---------- INPUT DATA ----------

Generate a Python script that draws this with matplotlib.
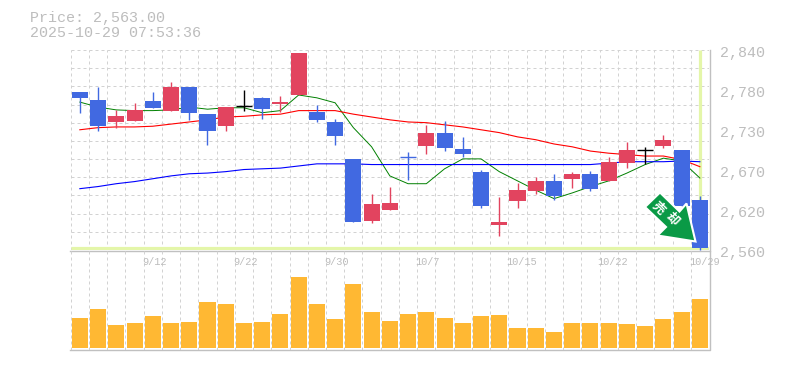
"""
Candlestick chart with moving averages and a volume panel, pixel laid out
on a 785x370 canvas.
"""
import matplotlib
matplotlib.use('Agg')
import matplotlib.pyplot as plt
from matplotlib.patches import Polygon, Rectangle

W, H = 785, 370
DPI = 100

# price panel limits
P_TOP, P_BOT = 2841.4, 2559.6
MONO = ['Liberation Mono', 'DejaVu Sans Mono']

opens = [2782, 2771, 2740, 2742, 2770, 2756, 2789, 2751, 2735, 2762, 2774, 2765, 2778,
         2754, 2740, 2688, 2601, 2616, 2691, 2706, 2725, 2702, 2670, 2595, 2629, 2643,
         2657, 2660, 2666, 2657, 2682, 2701, 2706, 2701, 2630]
closes = [2774, 2735, 2749, 2757, 2760, 2789, 2753, 2727, 2761, 2762, 2758, 2768, 2837,
          2743, 2720, 2599, 2625, 2626, 2691, 2725, 2704, 2695, 2622, 2599, 2644, 2657,
          2636, 2666, 2646, 2684, 2701, 2701, 2715, 2622, 2563]
highs = [2782, 2789, 2757, 2767, 2782, 2796, 2789, 2751, 2761, 2785, 2775, 2777, 2837,
         2764, 2744, 2688, 2639, 2649, 2697, 2736, 2742, 2719, 2673, 2634, 2654, 2663,
         2667, 2670, 2671, 2691, 2712, 2705, 2722, 2701, 2635]
lows = [2753, 2727, 2732, 2742, 2760, 2756, 2743, 2708, 2727, 2756, 2744, 2754, 2778,
        2740, 2708, 2599, 2598, 2616, 2658, 2695, 2699, 2691, 2619, 2580, 2619, 2639,
        2630, 2647, 2643, 2657, 2675, 2681, 2704, 2622, 2559]

ma_short = [2768, 2761, 2757, 2756, 2756, 2757, 2761, 2758, 2760, 2760, 2753, 2756, 2778,
            2774, 2767, 2732, 2705, 2664, 2653, 2653, 2674, 2688, 2688, 2670, 2657, 2644,
            2632, 2640, 2649, 2657, 2668, 2680, 2689, 2685, 2661]
ma_mid = [2729, 2732, 2733, 2733, 2734, 2737, 2740, 2743, 2747, 2748, 2750, 2751, 2756,
          2756, 2756, 2751, 2747, 2743, 2740, 2739, 2736, 2733, 2729, 2725, 2719, 2715,
          2709, 2705, 2699, 2696, 2694, 2692, 2692, 2687, 2677]
ma_long = [2646, 2649, 2653, 2656, 2660, 2664, 2667, 2668, 2670, 2673, 2674, 2675, 2678,
           2681, 2681, 2681, 2680, 2680, 2680, 2680, 2680, 2680, 2680, 2680, 2680, 2680,
           2680, 2680, 2680, 2682, 2684, 2684, 2684, 2685, 2684]

# bar heights, no scale is printed for them
volumes = [30, 39, 23, 25, 32, 25, 26, 46, 44, 25, 26, 34, 71, 44, 29, 64, 36, 27,
           34, 36, 30, 25, 32, 33, 20, 20, 16, 25, 25, 25, 24, 22, 29, 36, 49]

date_pos = [4, 9, 14, 19, 24, 29, 34]
date_labels = ['9/12', '9/22', '9/30', '10/7', '10/15', '10/22', '10/29']
price_labels = ['2,840', '2,780', '2,730', '2,670', '2,620', '2,560']
black_days = [9, 31]

UP = '#e2445f'
DOWN = '#4169e1'
GRID = '#d2d2d2'
FRAME = '#c0c0c0'
TEXT = '#bdbdbd'
CROSS = '#e4f6a9'
BAR = '#ffb833'
ARROW = '#0a9a46'


def axes_px(fig, left, top, right, bottom):
    ax = fig.add_axes([left / W, 1 - bottom / H, (right - left) / W, (bottom - top) / H])
    ax.patch.set_alpha(0)
    ax.set_xticks([])
    ax.set_yticks([])
    for s in ax.spines.values():
        s.set_visible(False)
    return ax


def draw_grid(ax, rows):
    for i in range(len(opens) + 1):
        ax.axvline(i - 0.5, color=GRID, lw=0.72, dashes=(3, 3), zorder=0)
    for r in rows:
        ax.axhline(r, color=GRID, lw=0.72, dashes=(3, 3), zorder=0)


fig = plt.figure(figsize=(W / DPI, H / DPI), dpi=DPI, facecolor='white')

# frame lines
frame = fig.add_axes([0, 0, 1, 1], zorder=-1)
frame.set_xlim(0, W)
frame.set_ylim(H, 0)
frame.axis('off')
frame.plot([70, 710, 710, 70], [250.5, 250.5, 350, 350], color=FRAME, lw=1.0)
frame.plot([710, 710], [50, 250.5], color=FRAME, lw=1.0)

# price panel
ax = axes_px(fig, 70.7, 50, 709, 250)
ax.set_xlim(-0.5, len(opens) - 0.5)
ax.set_ylim(P_BOT, P_TOP)
step = (P_TOP - P_BOT) / 11
draw_grid(ax, [P_BOT + step * i for i in range(12)])

last = len(opens) - 1
ax.plot([last, last], [closes[-1], P_TOP], color=CROSS, lw=2.3, zorder=1, solid_capstyle='butt')
ax.plot([-0.5, last + 0.55], [closes[-1], closes[-1]], color=CROSS, lw=2.3, zorder=1,
        solid_capstyle='butt')

xs = range(len(opens))
ax.plot(xs, ma_short, color='#008000', lw=0.7, zorder=2)
ax.plot(xs, ma_mid, color='#ff0000', lw=0.8, zorder=2)
ax.plot(xs, ma_long, color='#0000ff', lw=0.8, zorder=2)

for i in xs:
    o, c = opens[i], closes[i]
    col = 'black' if i in black_days else (DOWN if c <= o else UP)
    ax.plot([i, i], [lows[i], highs[i]], color=col, lw=1.0, zorder=3, solid_capstyle='butt',
            clip_on=False)
    if abs(c - o) < 2:
        ax.plot([i - 0.44, i + 0.44], [o, o], color=col, lw=1.0, zorder=3, solid_capstyle='butt')
    else:
        ax.add_patch(Rectangle((i - 0.44, min(o, c)), 0.88, abs(c - o), facecolor=col,
                               edgecolor='none', zorder=3))

# signal arrow, laid out in canvas pixels
arrow_px = [(660, 192.5), (645, 207), (666, 227), (657.5, 235.5), (695.5, 241.5),
            (686.5, 203.5), (679.5, 211.5)]
arrow_fig = [(x / W, 1 - y / H) for x, y in arrow_px]
fig.add_artist(Polygon(arrow_fig, closed=True, transform=fig.transFigure, facecolor=ARROW,
                       edgecolor='white', lw=1.5, joinstyle='miter', zorder=5))
for ch, cx, cy in [('売', 658.7, 208), ('却', 672, 219)]:
    fig.text(cx / W, 1 - cy / H, ch, rotation=-45, rotation_mode='anchor', ha='center',
             va='center', color='white', fontsize=9, fontweight='bold',
             family=['Noto Sans CJK JP', 'DejaVu Sans'], zorder=6)

# volume panel
vx = axes_px(fig, 70.7, 250, 709, 350)
vx.set_xlim(-0.5, len(opens) - 0.5)
vx.set_ylim(-2, 98)
draw_grid(vx, [])
vx.bar(xs, volumes, width=0.88, color=BAR, zorder=2)

# text
fig.text(30 / W, 1 - 18 / H, 'Price: 2,563.00', color=TEXT, fontsize=10.8, family=MONO,
         va='center')
fig.text(30 / W, 1 - 33 / H, '2025-10-29 07:53:36', color=TEXT, fontsize=10.8, family=MONO,
         va='center')
for i, lab in enumerate(price_labels):
    fig.text(720 / W, 1 - (53 + 40 * i) / H, lab, color=TEXT, fontsize=10.8, family=MONO,
             va='center')
for pos, lab in zip(date_pos, date_labels):
    x_px = 70.7 + (pos + 0.5) * (709 - 70.7) / len(opens)
    fig.text((x_px - 11) / W, 1 - 262 / H, lab, color=TEXT, fontsize=7.4, family=MONO,
             va='center')

fig.savefig('out.png', dpi=DPI, facecolor='white')
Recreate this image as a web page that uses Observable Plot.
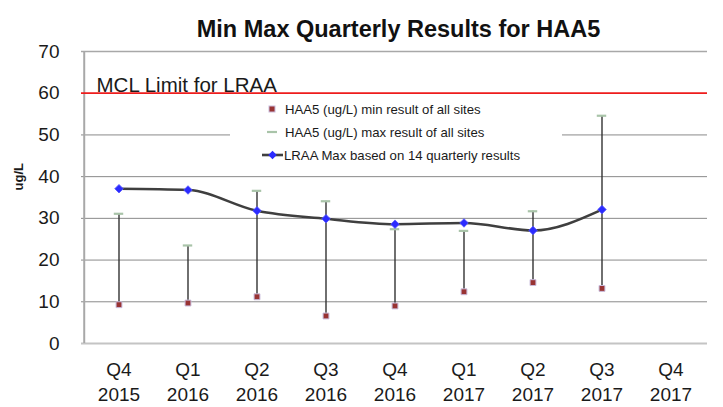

----------

* _WHAT NEEDS TO BE DONE_: Where a line in the entries holds the word "with", copy that line.

* _THE REPLY_:
Generate a Python script that draws this with matplotlib.
Candlestick chart with moving averages and a volume panel, pixel laid out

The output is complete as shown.